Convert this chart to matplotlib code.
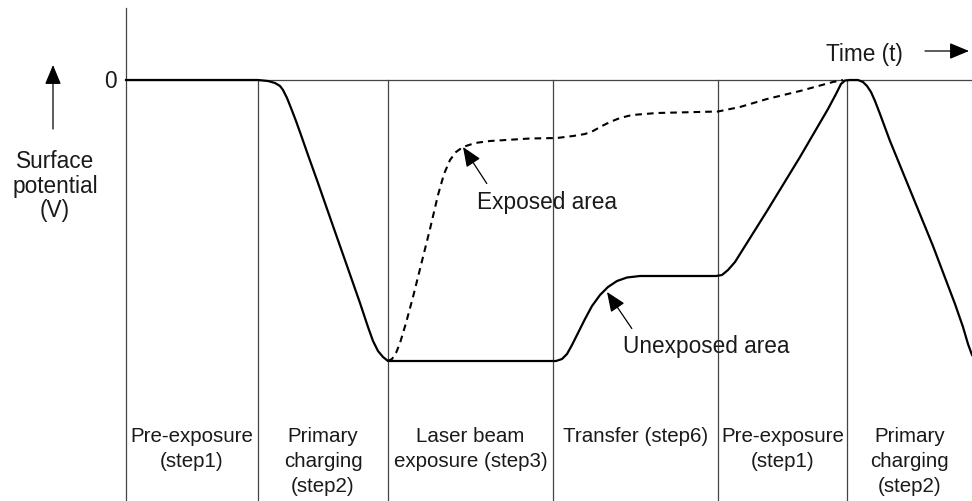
import matplotlib
matplotlib.use("Agg")
import matplotlib.pyplot as plt

plt.rcParams['font.family'] = ['Liberation Sans', 'DejaVu Sans']

# Time axis runs right; potential 0 at top line, negative downward (arbitrary units)
step_bounds = [0, 132, 262, 427, 592, 721, 846]
step_labels = ["Pre-exposure\n(step1)", "Primary\ncharging\n(step2)",
               "Laser beam\nexposure (step3)", "Transfer (step6)",
               "Pre-exposure\n(step1)", "Primary\ncharging\n(step2)"]

unexp_t = [0, 132, 142, 149, 154, 157, 161, 165, 170, 175, 182, 192, 207, 220,
           234, 242, 247, 252, 257, 262, 430, 436, 441, 446, 452, 459, 466, 474,
           482, 491, 501, 514, 590, 596, 602, 609, 641, 674, 702, 710, 715, 719,
           724, 732, 737, 741, 745, 749, 754, 764, 807, 829, 837, 842, 846]
unexp_v = [0, 0, -1, -3, -6, -10, -18, -28, -41, -55, -75, -103, -146, -183,
           -223, -247, -261, -271, -277, -281, -281, -279, -274, -265, -253, -239,
           -226, -215, -207, -201, -197.5, -196, -196, -195, -190, -182, -131,
           -77, -29, -14, -4, -0.5, 0, 0, -2, -6, -12, -21, -34, -61, -166, -224,
           -247, -264, -275]

exp_t = [262, 266, 270, 274, 280, 287, 294, 304, 312, 318, 324, 330, 337, 349,
         364, 404, 431, 447, 459, 467, 476, 484, 494, 506, 531, 592, 614, 641,
         674, 707, 717]
exp_v = [-281, -279, -273, -263, -243, -217, -189, -149, -115, -94, -80, -72,
         -67, -63, -61, -58.5, -58, -56, -54, -51, -46, -42, -38, -35, -33,
         -31.5, -27, -19, -11, -2, 0]

fig = plt.figure(figsize=(9.72, 5.02), dpi=100)
ax = fig.add_axes([0, 0, 1, 1])
ax.set_xlim(-126, 846)
ax.set_ylim(-421, 81)
ax.axis('off')

line_col = '#444444'
# y axis line and zero line
ax.plot([0, 0], [72, -421], color=line_col, lw=0.9)
ax.plot([0, 846], [0, 0], color=line_col, lw=0.9)
for b in step_bounds[1:-1]:
    ax.plot([b, b], [0, -421], color=line_col, lw=0.9)

# curves
ax.plot(unexp_t, unexp_v, color='black', lw=1.6, solid_joinstyle='round')
ax.plot(exp_t, exp_v, color='black', lw=1.5, linestyle=(0, (3.2, 2.4)))

fs_step = 14.8
fs = 16.3
tc = '#1a1a1a'
head = dict(arrowstyle='-|>,head_length=0.6,head_width=0.25', color='black',
            lw=0.9, mutation_scale=20, shrinkA=0, shrinkB=0)

for i, lab in enumerate(step_labels):
    xc = (step_bounds[i] + step_bounds[i + 1]) / 2
    ax.text(xc, -346, lab, ha='center', va='top', fontsize=fs_step, color=tc,
            linespacing=1.4)

ax.text(-9, 0, "0", ha='right', va='center', fontsize=fs, color=tc)
ax.text(-71, -105, "Surface\npotential\n(V)", ha='center', va='center',
        fontsize=fs, color=tc, linespacing=1.1)
ax.annotate("", xy=(-73, 15), xytext=(-73, -49), arrowprops=head)

ax.text(777, 26, "Time (t)", ha='right', va='center', fontsize=fs, color=tc)
ax.annotate("", xy=(843, 29), xytext=(799, 29), arrowprops=head)

ax.annotate("Exposed area", xy=(337, -67), xytext=(351, -121),
            ha='left', va='center', fontsize=fs, color=tc,
            arrowprops=dict(head, relpos=(0.07, 1.26)))
ax.annotate("Unexposed area", xy=(481, -212), xytext=(497, -266),
            ha='left', va='center', fontsize=fs, color=tc,
            arrowprops=dict(head, relpos=(0.053, 1.26)))

fig.savefig("out.png", dpi=100)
□ □ □ □
• Directive:
Without the pictures, output the full listing exactly as it stands.

• Solution for this problem:
Convert this chart to matplotlib code.
import matplotlib
matplotlib.use("Agg")
import matplotlib.pyplot as plt

plt.rcParams['font.family'] = ['Liberation Sans', 'DejaVu Sans']

# Time axis runs right; potential 0 at top line, negative downward (arbitrary units)
step_bounds = [0, 132, 262, 427, 592, 721, 846]
step_labels = ["Pre-exposure\n(step1)", "Primary\ncharging\n(step2)",
               "Laser beam\nexposure (step3)", "Transfer (step6)",
               "Pre-exposure\n(step1)", "Primary\ncharging\n(step2)"]

unexp_t = [0, 132, 142, 149, 154, 157, 161, 165, 170, 175, 182, 192, 207, 220,
           234, 242, 247, 252, 257, 262, 430, 436, 441, 446, 452, 459, 466, 474,
           482, 491, 501, 514, 590, 596, 602, 609, 641, 674, 702, 710, 715, 719,
           724, 732, 737, 741, 745, 749, 754, 764, 807, 829, 837, 842, 846]
unexp_v = [0, 0, -1, -3, -6, -10, -18, -28, -41, -55, -75, -103, -146, -183,
           -223, -247, -261, -271, -277, -281, -281, -279, -274, -265, -253, -239,
           -226, -215, -207, -201, -197.5, -196, -196, -195, -190, -182, -131,
           -77, -29, -14, -4, -0.5, 0, 0, -2, -6, -12, -21, -34, -61, -166, -224,
           -247, -264, -275]

exp_t = [262, 266, 270, 274, 280, 287, 294, 304, 312, 318, 324, 330, 337, 349,
         364, 404, 431, 447, 459, 467, 476, 484, 494, 506, 531, 592, 614, 641,
         674, 707, 717]
exp_v = [-281, -279, -273, -263, -243, -217, -189, -149, -115, -94, -80, -72,
         -67, -63, -61, -58.5, -58, -56, -54, -51, -46, -42, -38, -35, -33,
         -31.5, -27, -19, -11, -2, 0]

fig = plt.figure(figsize=(9.72, 5.02), dpi=100)
ax = fig.add_axes([0, 0, 1, 1])
ax.set_xlim(-126, 846)
ax.set_ylim(-421, 81)
ax.axis('off')

line_col = '#444444'
# y axis line and zero line
ax.plot([0, 0], [72, -421], color=line_col, lw=0.9)
ax.plot([0, 846], [0, 0], color=line_col, lw=0.9)
for b in step_bounds[1:-1]:
    ax.plot([b, b], [0, -421], color=line_col, lw=0.9)

# curves
ax.plot(unexp_t, unexp_v, color='black', lw=1.6, solid_joinstyle='round')
ax.plot(exp_t, exp_v, color='black', lw=1.5, linestyle=(0, (3.2, 2.4)))

fs_step = 14.8
fs = 16.3
tc = '#1a1a1a'
head = dict(arrowstyle='-|>,head_length=0.6,head_width=0.25', color='black',
            lw=0.9, mutation_scale=20, shrinkA=0, shrinkB=0)

for i, lab in enumerate(step_labels):
    xc = (step_bounds[i] + step_bounds[i + 1]) / 2
    ax.text(xc, -346, lab, ha='center', va='top', fontsize=fs_step, color=tc,
            linespacing=1.4)

ax.text(-9, 0, "0", ha='right', va='center', fontsize=fs, color=tc)
ax.text(-71, -105, "Surface\npotential\n(V)", ha='center', va='center',
        fontsize=fs, color=tc, linespacing=1.1)
ax.annotate("", xy=(-73, 15), xytext=(-73, -49), arrowprops=head)

ax.text(777, 26, "Time (t)", ha='right', va='center', fontsize=fs, color=tc)
ax.annotate("", xy=(843, 29), xytext=(799, 29), arrowprops=head)

ax.annotate("Exposed area", xy=(337, -67), xytext=(351, -121),
            ha='left', va='center', fontsize=fs, color=tc,
            arrowprops=dict(head, relpos=(0.07, 1.26)))
ax.annotate("Unexposed area", xy=(481, -212), xytext=(497, -266),
            ha='left', va='center', fontsize=fs, color=tc,
            arrowprops=dict(head, relpos=(0.053, 1.26)))

fig.savefig("out.png", dpi=100)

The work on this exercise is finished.